For moments she stood gazing out the window, watching the rosebuds raise their heads and open petals to the heat of the sun. Oh how much she could give to The One who might love and fulfil her need.

She remembered suddenly why she’d wanted so badly to return home. Pausing to flick the switch on the kettle she skipped up the stairs to the Den, and kicked the computer into life. While it was starting up she changed hastily out of work clothes and into jog trousers and baggy jumper, went back down to the kitchen to make a mug of coffee, and eagerly trod the stairs again, closing the door of the Den, to position herself in front of the screen.
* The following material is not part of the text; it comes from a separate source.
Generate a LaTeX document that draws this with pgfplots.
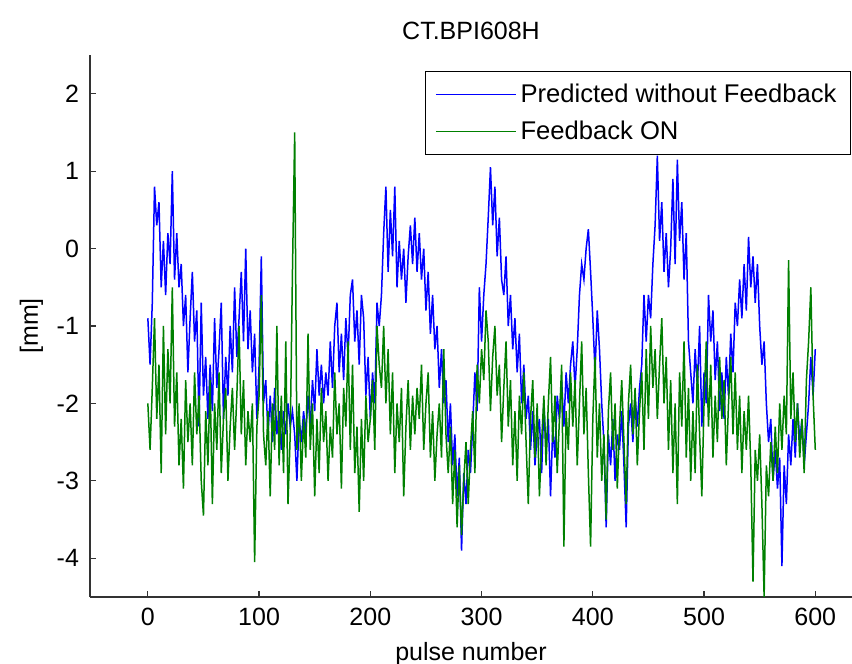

Her finger clicked the mouse, scrolling through pages to the one she sought. Frantic now she scanned the In Box, desperate for a positive response to her mail.

She’d found the site a few months ago, and researched the subject well. Now, armed with newfound knowledge, she was impatient to put theory into practice and test if it was right for her.

Before moving on to the replies she read once more the letter she’d posted, conscious it could be read by anyone in the world.

I am new to this, so please be patient with me.

I’m a newly-discovered sub. Not realising I am submissive actually made me a victim through a lifetime of destructive and controlling relationships where I was dominated, controlled and ruled by fear. It is therefore with some surprise that I am only just admitting to discovering within a deep aching need to be controlled and dominated and to be submissive... but with love, and within a safe, protective, trusting, understanding environment.

I thought I was asking the impossible, until I happened upon this site. It is with some trepidation therefore that I take this first tentative step towards understanding this hidden ‘dark side’ of me, and just where it might lead.

To me this is not a game. I come with emotional baggage, fears and phobias resulting from a violent past. I have been trained to be obedient. I am used to being so open as to make myself vulnerable. My only fear is being hurt and having my trust betrayed over again.

I am not addicted to pain as some on this site seem to be, but only wish to give, to please, to be of service and to have someone else take control, with my best interests at heart. My character is one of submission. I wish only to be accepted just the way I am and to be allowed to be the person I am in safety.

I feel a growing need to be with someone who can learn alongside me, working with me, developing and growing and learning to fly beyond what is... to what could be, together.

I value your comments, suggestions and shared thoughts and feelings.

Pandora

She had thought long and hard about the right name to use. It seemed appropriate. She’d opened a new email box especially for any response.